GOAL: Leave the pictures out and quote every line from the start of the listing to the line with "34.0, 33.2, 31.2]", inclusive.

[Source code of charts]
━━━━━━━━

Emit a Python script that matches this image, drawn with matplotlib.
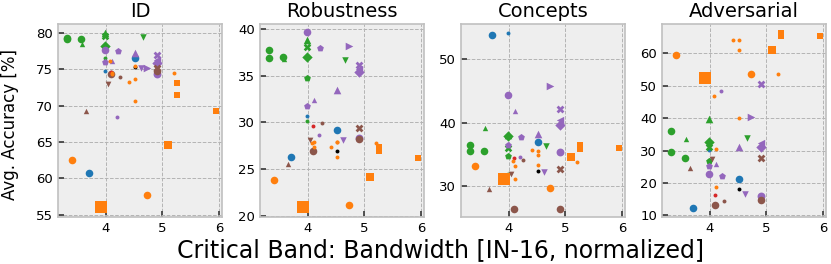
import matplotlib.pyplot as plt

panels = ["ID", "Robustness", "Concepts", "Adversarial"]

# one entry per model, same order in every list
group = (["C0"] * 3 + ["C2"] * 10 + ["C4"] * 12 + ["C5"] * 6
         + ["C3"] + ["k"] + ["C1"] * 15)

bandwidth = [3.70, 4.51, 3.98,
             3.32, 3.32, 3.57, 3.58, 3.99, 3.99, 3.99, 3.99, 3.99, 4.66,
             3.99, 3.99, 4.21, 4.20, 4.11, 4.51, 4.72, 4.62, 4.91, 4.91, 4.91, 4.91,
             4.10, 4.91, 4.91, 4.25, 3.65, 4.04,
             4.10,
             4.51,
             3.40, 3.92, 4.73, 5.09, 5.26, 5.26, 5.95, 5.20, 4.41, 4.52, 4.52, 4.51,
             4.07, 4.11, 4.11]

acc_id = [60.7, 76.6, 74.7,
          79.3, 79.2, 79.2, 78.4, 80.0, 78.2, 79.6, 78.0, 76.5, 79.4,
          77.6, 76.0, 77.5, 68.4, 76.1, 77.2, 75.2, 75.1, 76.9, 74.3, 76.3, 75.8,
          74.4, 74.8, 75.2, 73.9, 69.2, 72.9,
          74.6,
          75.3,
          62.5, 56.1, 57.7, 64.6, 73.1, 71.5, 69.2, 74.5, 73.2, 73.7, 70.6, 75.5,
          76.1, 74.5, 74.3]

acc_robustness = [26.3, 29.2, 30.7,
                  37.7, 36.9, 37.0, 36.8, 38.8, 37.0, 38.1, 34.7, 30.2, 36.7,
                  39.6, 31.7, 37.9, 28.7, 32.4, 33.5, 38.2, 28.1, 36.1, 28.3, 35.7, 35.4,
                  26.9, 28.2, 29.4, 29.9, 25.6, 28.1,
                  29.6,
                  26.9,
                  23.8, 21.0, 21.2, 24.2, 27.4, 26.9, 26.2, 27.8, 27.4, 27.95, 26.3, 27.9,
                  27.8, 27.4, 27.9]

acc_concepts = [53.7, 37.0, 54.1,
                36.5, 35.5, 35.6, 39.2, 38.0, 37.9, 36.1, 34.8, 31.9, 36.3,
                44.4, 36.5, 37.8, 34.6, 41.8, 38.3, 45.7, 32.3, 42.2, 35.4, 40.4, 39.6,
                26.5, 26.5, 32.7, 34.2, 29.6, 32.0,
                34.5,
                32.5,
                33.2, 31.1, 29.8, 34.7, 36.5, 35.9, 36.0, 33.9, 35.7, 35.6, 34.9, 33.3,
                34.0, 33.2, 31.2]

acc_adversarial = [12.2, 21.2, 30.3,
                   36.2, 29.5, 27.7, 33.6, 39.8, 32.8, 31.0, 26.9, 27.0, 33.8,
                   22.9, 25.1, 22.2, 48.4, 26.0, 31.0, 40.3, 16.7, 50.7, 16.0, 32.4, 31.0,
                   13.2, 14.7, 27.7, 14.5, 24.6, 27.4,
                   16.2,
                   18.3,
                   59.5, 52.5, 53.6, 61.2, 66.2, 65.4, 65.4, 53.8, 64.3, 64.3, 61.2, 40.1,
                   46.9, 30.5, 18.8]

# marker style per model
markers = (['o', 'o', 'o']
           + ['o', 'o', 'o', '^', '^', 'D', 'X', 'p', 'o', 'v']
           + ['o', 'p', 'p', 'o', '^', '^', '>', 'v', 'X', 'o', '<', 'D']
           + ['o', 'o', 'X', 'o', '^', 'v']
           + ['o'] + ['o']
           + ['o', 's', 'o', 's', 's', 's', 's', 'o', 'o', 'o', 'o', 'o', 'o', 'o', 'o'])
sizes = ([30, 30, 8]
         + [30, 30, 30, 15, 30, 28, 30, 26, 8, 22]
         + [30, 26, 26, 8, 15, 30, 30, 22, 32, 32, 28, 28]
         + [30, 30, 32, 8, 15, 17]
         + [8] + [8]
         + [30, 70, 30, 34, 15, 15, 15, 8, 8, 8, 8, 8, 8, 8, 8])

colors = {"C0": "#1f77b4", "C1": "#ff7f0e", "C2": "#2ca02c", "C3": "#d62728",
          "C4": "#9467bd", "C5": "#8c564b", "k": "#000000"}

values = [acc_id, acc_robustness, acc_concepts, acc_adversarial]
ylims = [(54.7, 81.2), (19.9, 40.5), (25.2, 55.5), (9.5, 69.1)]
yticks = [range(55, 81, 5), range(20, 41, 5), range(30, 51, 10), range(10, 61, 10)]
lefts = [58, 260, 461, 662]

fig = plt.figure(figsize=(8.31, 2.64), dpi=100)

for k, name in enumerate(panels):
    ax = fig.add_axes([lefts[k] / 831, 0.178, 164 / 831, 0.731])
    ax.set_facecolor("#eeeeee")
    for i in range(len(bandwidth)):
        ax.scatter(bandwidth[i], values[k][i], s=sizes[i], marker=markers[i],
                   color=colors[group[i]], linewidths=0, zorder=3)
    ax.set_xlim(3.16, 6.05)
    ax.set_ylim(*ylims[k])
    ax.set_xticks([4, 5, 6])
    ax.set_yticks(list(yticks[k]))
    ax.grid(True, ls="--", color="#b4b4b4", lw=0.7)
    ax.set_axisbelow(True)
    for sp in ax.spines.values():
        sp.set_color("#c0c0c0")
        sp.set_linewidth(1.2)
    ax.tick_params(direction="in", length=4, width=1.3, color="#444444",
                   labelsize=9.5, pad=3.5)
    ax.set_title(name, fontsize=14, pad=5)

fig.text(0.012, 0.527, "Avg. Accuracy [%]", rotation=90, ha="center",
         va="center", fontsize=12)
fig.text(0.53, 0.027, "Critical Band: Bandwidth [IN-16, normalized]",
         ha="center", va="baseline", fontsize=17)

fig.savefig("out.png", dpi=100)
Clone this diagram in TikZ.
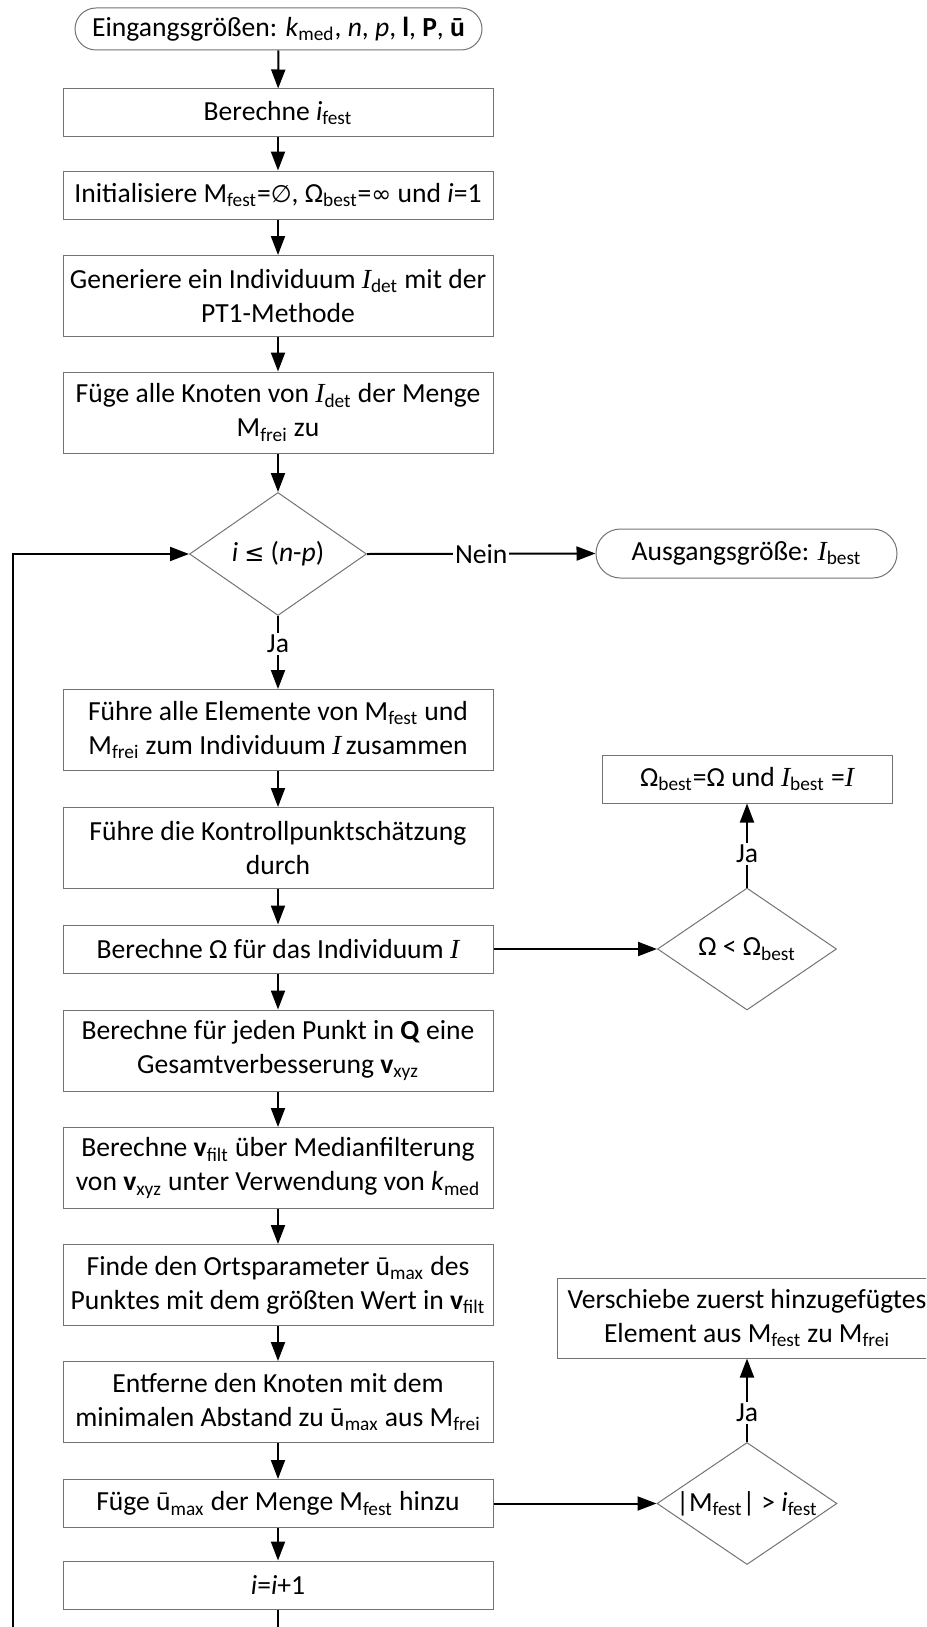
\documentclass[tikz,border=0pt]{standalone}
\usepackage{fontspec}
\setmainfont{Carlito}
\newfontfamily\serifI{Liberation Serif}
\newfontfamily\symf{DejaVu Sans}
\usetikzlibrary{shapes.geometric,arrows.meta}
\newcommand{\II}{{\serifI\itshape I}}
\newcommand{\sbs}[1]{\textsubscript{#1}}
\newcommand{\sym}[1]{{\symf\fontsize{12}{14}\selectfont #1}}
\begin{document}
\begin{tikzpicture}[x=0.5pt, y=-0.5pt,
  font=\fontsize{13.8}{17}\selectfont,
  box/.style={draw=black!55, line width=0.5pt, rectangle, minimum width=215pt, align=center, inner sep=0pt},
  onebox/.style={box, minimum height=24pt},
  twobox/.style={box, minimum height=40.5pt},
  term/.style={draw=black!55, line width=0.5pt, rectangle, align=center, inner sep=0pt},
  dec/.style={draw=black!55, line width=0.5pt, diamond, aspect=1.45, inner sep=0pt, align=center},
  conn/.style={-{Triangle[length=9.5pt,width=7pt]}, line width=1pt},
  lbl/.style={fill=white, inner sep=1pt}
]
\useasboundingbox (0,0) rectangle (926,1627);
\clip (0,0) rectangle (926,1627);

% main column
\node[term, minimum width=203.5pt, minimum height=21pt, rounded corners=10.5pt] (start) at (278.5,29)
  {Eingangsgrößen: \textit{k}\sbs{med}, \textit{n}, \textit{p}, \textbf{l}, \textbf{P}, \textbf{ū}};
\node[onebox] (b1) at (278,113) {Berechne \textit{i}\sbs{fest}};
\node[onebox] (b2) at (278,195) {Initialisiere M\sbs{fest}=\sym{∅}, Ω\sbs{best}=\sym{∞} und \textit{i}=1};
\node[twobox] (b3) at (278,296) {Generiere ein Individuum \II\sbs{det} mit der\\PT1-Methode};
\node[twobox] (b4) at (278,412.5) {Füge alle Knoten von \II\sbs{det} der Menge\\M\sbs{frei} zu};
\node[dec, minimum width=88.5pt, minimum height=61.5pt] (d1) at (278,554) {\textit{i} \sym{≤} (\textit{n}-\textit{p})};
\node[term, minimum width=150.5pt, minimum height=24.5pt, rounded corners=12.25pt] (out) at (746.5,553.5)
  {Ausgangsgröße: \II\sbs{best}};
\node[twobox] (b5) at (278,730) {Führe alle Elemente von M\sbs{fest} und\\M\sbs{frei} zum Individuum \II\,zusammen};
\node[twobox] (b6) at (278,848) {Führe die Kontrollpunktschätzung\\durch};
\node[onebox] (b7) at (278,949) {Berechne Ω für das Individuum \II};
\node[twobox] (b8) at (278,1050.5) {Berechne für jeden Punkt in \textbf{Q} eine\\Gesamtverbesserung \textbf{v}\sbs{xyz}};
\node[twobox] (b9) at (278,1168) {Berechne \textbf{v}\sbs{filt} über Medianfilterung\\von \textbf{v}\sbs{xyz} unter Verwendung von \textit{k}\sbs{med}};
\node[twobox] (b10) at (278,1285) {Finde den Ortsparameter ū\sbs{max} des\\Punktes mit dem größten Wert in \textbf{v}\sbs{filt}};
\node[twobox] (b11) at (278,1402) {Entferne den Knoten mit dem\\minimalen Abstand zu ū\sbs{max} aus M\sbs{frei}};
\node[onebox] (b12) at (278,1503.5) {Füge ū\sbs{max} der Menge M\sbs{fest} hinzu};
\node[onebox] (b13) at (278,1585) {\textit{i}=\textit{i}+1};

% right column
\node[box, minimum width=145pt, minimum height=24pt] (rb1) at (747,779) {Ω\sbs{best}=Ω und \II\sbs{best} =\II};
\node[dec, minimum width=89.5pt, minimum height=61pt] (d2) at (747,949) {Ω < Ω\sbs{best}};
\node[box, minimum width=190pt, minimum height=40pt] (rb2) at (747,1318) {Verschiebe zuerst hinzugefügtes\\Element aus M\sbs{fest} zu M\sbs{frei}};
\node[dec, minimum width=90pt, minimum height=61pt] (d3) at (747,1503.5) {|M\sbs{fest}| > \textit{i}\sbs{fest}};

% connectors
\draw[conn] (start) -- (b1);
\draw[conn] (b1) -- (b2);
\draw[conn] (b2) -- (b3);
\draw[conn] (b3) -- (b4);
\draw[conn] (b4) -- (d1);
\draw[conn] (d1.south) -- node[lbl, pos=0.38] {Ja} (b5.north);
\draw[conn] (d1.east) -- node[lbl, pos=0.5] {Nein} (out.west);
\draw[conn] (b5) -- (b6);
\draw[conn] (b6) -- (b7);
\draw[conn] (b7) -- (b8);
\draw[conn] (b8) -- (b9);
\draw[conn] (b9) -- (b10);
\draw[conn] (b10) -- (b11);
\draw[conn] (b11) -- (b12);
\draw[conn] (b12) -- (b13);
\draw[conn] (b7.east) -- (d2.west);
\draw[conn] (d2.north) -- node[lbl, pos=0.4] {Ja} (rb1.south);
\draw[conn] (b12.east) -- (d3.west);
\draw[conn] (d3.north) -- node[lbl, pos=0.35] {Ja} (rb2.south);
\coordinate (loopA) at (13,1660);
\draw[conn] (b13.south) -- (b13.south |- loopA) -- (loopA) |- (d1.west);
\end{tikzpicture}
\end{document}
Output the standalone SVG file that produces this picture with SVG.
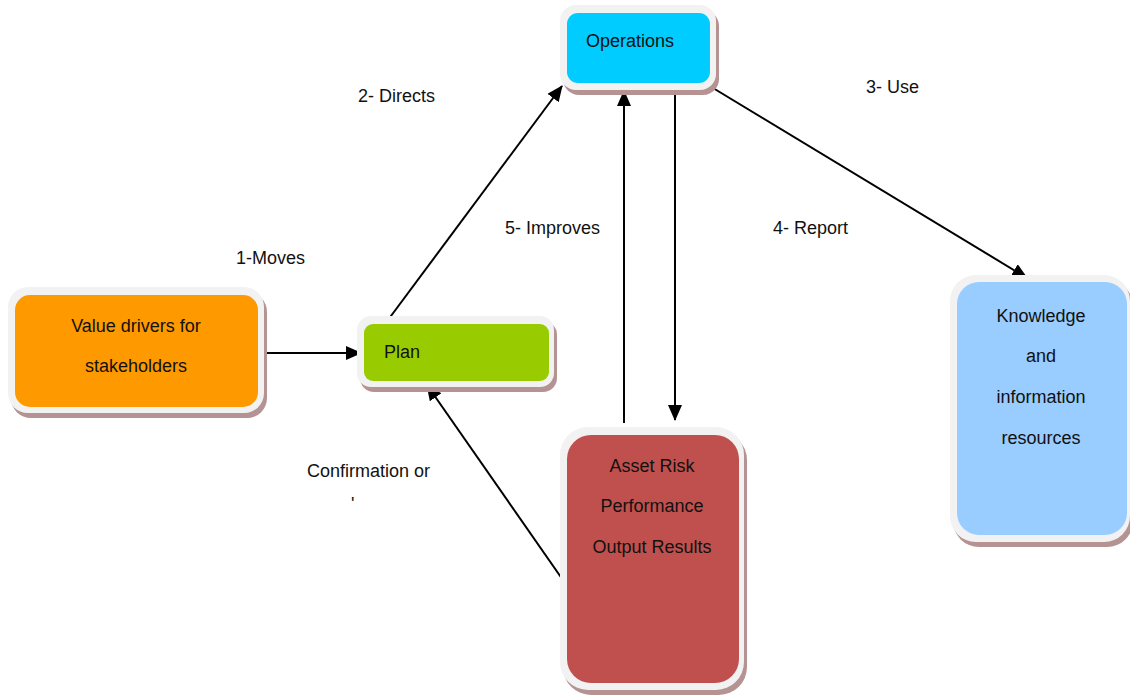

━━━━━━━━

EXERCISE OUTPUT:
Emit a Python script that matches this image, drawn with matplotlib.
import matplotlib.pyplot as plt

panels = ["ID", "Robustness", "Concepts", "Adversarial"]

# one entry per model, same order in every list
group = (["C0"] * 3 + ["C2"] * 10 + ["C4"] * 12 + ["C5"] * 6
         + ["C3"] + ["k"] + ["C1"] * 15)

bandwidth = [3.70, 4.51, 3.98,
             3.32, 3.32, 3.57, 3.58, 3.99, 3.99, 3.99, 3.99, 3.99, 4.66,
             3.99, 3.99, 4.21, 4.20, 4.11, 4.51, 4.72, 4.62, 4.91, 4.91, 4.91, 4.91,
             4.10, 4.91, 4.91, 4.25, 3.65, 4.04,
             4.10,
             4.51,
             3.40, 3.92, 4.73, 5.09, 5.26, 5.26, 5.95, 5.20, 4.41, 4.52, 4.52, 4.51,
             4.07, 4.11, 4.11]

acc_id = [60.7, 76.6, 74.7,
          79.3, 79.2, 79.2, 78.4, 80.0, 78.2, 79.6, 78.0, 76.5, 79.4,
          77.6, 76.0, 77.5, 68.4, 76.1, 77.2, 75.2, 75.1, 76.9, 74.3, 76.3, 75.8,
          74.4, 74.8, 75.2, 73.9, 69.2, 72.9,
          74.6,
          75.3,
          62.5, 56.1, 57.7, 64.6, 73.1, 71.5, 69.2, 74.5, 73.2, 73.7, 70.6, 75.5,
          76.1, 74.5, 74.3]

acc_robustness = [26.3, 29.2, 30.7,
                  37.7, 36.9, 37.0, 36.8, 38.8, 37.0, 38.1, 34.7, 30.2, 36.7,
                  39.6, 31.7, 37.9, 28.7, 32.4, 33.5, 38.2, 28.1, 36.1, 28.3, 35.7, 35.4,
                  26.9, 28.2, 29.4, 29.9, 25.6, 28.1,
                  29.6,
                  26.9,
                  23.8, 21.0, 21.2, 24.2, 27.4, 26.9, 26.2, 27.8, 27.4, 27.95, 26.3, 27.9,
                  27.8, 27.4, 27.9]

acc_concepts = [53.7, 37.0, 54.1,
                36.5, 35.5, 35.6, 39.2, 38.0, 37.9, 36.1, 34.8, 31.9, 36.3,
                44.4, 36.5, 37.8, 34.6, 41.8, 38.3, 45.7, 32.3, 42.2, 35.4, 40.4, 39.6,
                26.5, 26.5, 32.7, 34.2, 29.6, 32.0,
                34.5,
                32.5,
                33.2, 31.1, 29.8, 34.7, 36.5, 35.9, 36.0, 33.9, 35.7, 35.6, 34.9, 33.3,
                34.0, 33.2, 31.2]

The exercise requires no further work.